De forma genérica, para a maioria dos eleitores, conta mais a pessoa do que a ideologia suportada pelo seu partido. Não se percebe, por isso, a insistência num sistema único no Parlamento composto exclusivamente por partidos. É necessário reformar o sistema eleitoral introduzindo proximidade e promovendo cumulativamente candidaturas individuais.
A democracia constrói-se todos os dias. Não é um regime pré-fabricado. O seu aperfeiçoamento implica coragem. Os partidos devem submeter os seus candidatos, sobretudo autarcas, a eleições primárias ou diretas, para aferir o pulsar dos cidadãos. Começando em capitais de distrito e progredindo depois para as restantes. Entre o medo e o conservadorismo, há muito que vemos adiado este avanço democrático, que serve indivíduos mas não serve a sociedade.

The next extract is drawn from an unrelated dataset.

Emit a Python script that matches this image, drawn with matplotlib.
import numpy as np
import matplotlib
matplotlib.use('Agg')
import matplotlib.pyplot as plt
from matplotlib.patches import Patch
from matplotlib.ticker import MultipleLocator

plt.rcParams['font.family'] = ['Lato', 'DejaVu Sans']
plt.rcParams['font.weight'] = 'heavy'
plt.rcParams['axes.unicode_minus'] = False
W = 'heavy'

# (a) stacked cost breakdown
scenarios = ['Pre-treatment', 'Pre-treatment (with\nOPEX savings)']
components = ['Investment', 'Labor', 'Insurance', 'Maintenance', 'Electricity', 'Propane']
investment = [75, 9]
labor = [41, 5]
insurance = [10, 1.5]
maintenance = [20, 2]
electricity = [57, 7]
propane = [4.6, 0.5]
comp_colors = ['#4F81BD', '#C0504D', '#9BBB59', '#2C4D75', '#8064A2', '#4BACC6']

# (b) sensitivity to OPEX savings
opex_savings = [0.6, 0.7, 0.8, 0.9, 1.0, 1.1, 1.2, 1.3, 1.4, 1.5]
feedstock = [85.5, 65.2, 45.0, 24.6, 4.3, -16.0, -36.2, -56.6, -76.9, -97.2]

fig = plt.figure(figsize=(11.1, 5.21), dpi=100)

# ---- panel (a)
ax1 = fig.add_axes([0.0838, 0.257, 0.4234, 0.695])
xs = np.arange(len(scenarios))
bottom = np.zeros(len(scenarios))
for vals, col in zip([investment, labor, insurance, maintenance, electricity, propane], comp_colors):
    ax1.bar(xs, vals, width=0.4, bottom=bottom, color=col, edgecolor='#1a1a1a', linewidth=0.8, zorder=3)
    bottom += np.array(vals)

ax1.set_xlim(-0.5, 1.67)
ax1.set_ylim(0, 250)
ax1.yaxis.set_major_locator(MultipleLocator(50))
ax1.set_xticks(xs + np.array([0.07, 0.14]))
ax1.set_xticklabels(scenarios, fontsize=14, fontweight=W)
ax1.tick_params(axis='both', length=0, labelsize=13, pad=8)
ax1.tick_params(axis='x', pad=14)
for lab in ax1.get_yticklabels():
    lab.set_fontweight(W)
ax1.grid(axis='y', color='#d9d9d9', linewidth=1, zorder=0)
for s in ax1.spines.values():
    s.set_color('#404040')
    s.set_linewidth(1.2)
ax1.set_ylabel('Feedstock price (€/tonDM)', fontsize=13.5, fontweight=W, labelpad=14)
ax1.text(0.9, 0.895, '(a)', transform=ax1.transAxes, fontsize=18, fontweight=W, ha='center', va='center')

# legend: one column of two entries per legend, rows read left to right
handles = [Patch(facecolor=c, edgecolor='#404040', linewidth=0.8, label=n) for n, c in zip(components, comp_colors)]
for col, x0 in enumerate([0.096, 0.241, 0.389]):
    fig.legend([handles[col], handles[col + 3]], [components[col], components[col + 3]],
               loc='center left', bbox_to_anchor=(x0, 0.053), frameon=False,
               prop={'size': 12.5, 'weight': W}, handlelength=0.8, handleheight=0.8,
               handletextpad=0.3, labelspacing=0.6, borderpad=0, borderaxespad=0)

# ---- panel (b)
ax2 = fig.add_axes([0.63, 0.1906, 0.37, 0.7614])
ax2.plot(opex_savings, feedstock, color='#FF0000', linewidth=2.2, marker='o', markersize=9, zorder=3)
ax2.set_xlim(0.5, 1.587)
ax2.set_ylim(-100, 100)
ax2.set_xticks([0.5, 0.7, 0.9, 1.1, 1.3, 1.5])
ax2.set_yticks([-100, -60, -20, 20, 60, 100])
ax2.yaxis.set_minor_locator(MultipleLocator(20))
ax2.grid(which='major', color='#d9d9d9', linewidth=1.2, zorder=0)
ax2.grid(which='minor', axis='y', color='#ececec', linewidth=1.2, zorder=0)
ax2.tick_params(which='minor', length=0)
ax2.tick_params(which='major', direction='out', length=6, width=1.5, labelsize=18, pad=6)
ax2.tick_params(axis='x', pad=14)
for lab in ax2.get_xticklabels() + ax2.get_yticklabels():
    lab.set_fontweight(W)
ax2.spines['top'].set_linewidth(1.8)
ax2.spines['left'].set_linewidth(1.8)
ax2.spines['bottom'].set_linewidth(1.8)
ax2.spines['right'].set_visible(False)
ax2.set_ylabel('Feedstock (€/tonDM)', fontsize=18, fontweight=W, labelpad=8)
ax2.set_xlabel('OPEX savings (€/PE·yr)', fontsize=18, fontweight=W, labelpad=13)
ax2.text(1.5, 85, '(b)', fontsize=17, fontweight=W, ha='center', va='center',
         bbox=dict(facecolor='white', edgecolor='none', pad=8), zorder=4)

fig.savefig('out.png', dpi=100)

O desinteresse pela política tem levado a um crescimento permanente dos níveis de abstenção. Programas de televisão como o de Ricardo Araújo Pereira, que combinam sagacidade, inteligência e entretenimento, têm mais interesse do que tudo o resto. São programas leves que visam expor os políticos. Mesmo quem não vota assiste a estes programas. Isto mostra-nos, de certa forma, que há um dado que porventura muitos estão a ignorar. Os partidos apontam, e bem, a sua mensagem ao alvo dos indecisos, aos que nunca ou raramente votam. Mas quem são estes afinal? São os chamados “Millennials”, nascidos após o início da década de 1980, em contexto de prosperidade tecnológica e de transformação mediática. Alguns deles têm hoje perto de 40 anos. Talvez ainda ninguém tenha dedicado tempo a perceber este fenómeno e a reformular as mensagens políticas bem como a forma de realizar campanhas. E isto conduz-nos à verdadeira questão: qual o perfil do eleitor português?

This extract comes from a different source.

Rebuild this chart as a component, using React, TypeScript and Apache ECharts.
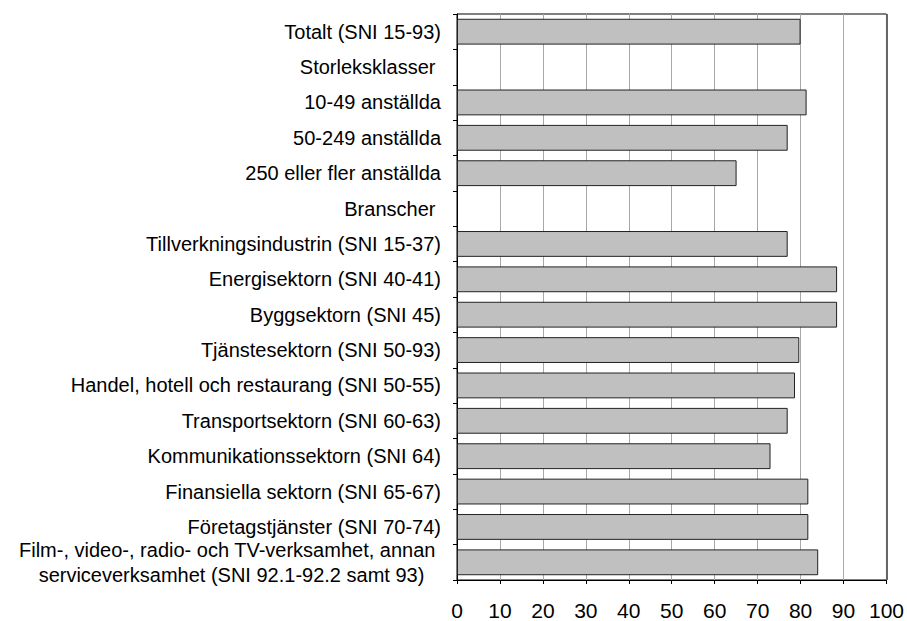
import React, { useEffect, useRef } from "react";
import * as echarts from "echarts";

const categories: string[] = [
  "Totalt (SNI 15-93)",
  "Storleksklasser ",
  "10-49 anställda",
  "50-249 anställda",
  "250 eller fler anställda",
  "Branscher ",
  "Tillverkningsindustrin (SNI 15-37)",
  "Energisektorn (SNI 40-41)",
  "Byggsektorn (SNI 45)",
  "Tjänstesektorn (SNI 50-93)",
  "Handel, hotell och restaurang (SNI 50-55)",
  "Transportsektorn (SNI 60-63)",
  "Kommunikationssektorn (SNI 64)",
  "Finansiella sektorn (SNI 65-67)",
  "Företagstjänster (SNI 70-74)",
  "Film-, video-, radio- och TV-verksamhet, annan \nserviceverksamhet (SNI 92.1-92.2 samt 93)   ",
];

const values: (number | null)[] = [
  80.0, null, 81.4, 77.0, 65.1, null, 77.0, 88.5, 88.5, 79.7, 78.7, 77.0, 73.0, 81.8, 81.8, 84.1,
];

const xTicks = { min: 0, max: 100, interval: 10 };

const FONT = 'Arial, "Liberation Sans", sans-serif';

export default function App() {
  const ref = useRef<HTMLDivElement>(null);
  useEffect(() => {
    if (!ref.current) return;
    const chart = echarts.init(ref.current, undefined, { renderer: "svg" });
    chart.setOption({
      animation: false,
      backgroundColor: "#ffffff",
      grid: {
        left: 457,
        right: 19,
        top: 14,
        bottom: 41,
        containLabel: false,
        show: true,
        borderColor: "#000",
        borderWidth: 1,
        backgroundColor: "transparent",
      },
      xAxis: {
        type: "value",
        min: xTicks.min,
        max: xTicks.max,
        interval: xTicks.interval,
        axisLine: { show: true, lineStyle: { color: "#000", width: 1 } },
        axisTick: { show: true, length: 4, lineStyle: { color: "#000" } },
        axisLabel: { fontFamily: FONT, fontSize: 21, color: "#000", margin: 20 },
        splitLine: { show: true, lineStyle: { color: "#a8a8a8", width: 1 } },
      },
      yAxis: {
        type: "category",
        data: categories,
        inverse: true,
        axisLine: { show: true, lineStyle: { color: "#000", width: 1 } },
        axisTick: { show: true, length: 4, lineStyle: { color: "#000" } },
        axisLabel: {
          fontFamily: FONT,
          fontSize: 20,
          color: "#000",
          margin: 16,
          lineHeight: 25,
          interval: 0,
        },
        splitLine: { show: false },
      },
      series: [
        {
          type: "bar",
          data: values,
          barCategoryGap: "27%",
          itemStyle: { color: "#c0c0c0", borderColor: "#222", borderWidth: 1 },
          emphasis: { disabled: true },
          markLine: {
            silent: true,
            symbol: "none",
            label: { show: false },
            lineStyle: { color: "#666", type: "solid", width: 2 },
            data: [{ xAxis: 100 }],
          },
        },
      ],
    });
    return () => chart.dispose();
  }, []);
  return <div ref={ref} style={{ width: 907, height: 621, position: "absolute", left: 0, top: 0 }} />;
}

As sondagens diárias têm sido desvalorizadas por todos, sem exceção, fingindo-se que não têm importância. Mas têm. Na década de 1970, a socióloga alemã Elisabeth Noelle-Newmann desenvolveu a teoria da Espiral do Silêncio, publicada num bloco de estudos de opinião pública e republicada pela Universidade de Chicago. Esta é, para mim, a mais importante teoria de comunicação política. Ela defende que existe sempre uma espiral de gente que se retrai quando sente estar em minoria ou quando se resigna ao presságio de um mau resultado. Esta desistência gera contágio e expande-se às massas. A divulgação de sondagens ajuda a uma “atmosfera” de emudecimento por parte dos adeptos de partidos perdedores. Veja-se como um golpe pode mexer nos dados. Foi trazido para debate o caso de Tancos. Pouca gente se interessa pelo assunto. Mas o caso foi vazado pela Justiça em plena campanha eleitoral. O PS foi sugado pela Espiral do Silêncio. Não vale a pena dizer que não. Mas o tema durou três dias e os peões recolocaram-se. Após isso, desviando-se do olho do furacão, o PS voltou a subir nas sondagens.

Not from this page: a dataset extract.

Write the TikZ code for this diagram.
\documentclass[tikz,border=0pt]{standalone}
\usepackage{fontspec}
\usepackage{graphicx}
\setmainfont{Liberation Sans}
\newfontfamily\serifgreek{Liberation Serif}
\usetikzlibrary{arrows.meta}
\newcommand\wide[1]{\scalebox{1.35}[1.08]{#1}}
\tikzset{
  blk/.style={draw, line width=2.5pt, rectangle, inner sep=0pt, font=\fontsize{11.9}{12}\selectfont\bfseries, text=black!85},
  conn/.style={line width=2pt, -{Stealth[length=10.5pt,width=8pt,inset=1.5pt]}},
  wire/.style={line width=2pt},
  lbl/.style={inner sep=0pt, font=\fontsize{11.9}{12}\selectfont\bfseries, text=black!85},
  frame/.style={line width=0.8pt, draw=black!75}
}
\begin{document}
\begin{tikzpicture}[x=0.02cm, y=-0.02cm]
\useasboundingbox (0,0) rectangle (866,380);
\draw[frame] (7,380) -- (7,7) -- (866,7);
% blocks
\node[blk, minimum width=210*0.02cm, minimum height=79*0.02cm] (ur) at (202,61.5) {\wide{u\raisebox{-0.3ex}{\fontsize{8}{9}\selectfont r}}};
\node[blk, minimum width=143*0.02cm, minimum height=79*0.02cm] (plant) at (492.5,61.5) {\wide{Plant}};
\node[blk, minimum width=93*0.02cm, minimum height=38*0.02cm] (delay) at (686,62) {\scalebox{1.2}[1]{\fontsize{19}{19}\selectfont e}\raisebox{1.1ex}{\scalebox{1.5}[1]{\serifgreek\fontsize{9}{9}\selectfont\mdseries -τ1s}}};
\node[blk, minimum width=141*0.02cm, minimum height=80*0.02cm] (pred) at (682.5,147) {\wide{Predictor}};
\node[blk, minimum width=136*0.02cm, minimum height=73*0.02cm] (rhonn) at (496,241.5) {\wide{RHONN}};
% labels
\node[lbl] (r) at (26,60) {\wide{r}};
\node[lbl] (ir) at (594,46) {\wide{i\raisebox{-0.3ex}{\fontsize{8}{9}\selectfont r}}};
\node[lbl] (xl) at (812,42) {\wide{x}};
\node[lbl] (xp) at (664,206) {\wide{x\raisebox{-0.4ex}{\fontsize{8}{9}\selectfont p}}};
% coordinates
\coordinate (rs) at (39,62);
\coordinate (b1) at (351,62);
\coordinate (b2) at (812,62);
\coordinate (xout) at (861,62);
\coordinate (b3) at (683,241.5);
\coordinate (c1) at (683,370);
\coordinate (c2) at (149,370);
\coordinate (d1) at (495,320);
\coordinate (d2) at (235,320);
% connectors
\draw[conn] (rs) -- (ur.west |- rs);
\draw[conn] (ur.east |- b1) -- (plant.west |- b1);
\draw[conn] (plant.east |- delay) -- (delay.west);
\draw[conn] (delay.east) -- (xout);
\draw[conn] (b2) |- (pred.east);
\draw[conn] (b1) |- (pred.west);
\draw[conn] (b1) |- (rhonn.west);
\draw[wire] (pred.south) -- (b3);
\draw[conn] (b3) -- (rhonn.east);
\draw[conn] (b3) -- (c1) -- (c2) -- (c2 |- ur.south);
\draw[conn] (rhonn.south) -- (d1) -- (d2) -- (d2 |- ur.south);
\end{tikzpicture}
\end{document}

Vários incidentes têm acontecido ao longo desta campanha. E muitíssimos outros aconteceram em campanhas anteriores, ao longo dos últimos 45 anos. Há sempre quem surja com tão fervorosas quanto postiças indignações. A história ensina-nos que os erros tornam os políticos mais humanos. Fazem deles pessoas normais. Damos importância demasiada a futilidades e deixamos que as folhas do outono caiam sobre o chão, escondendo o que realmente importa.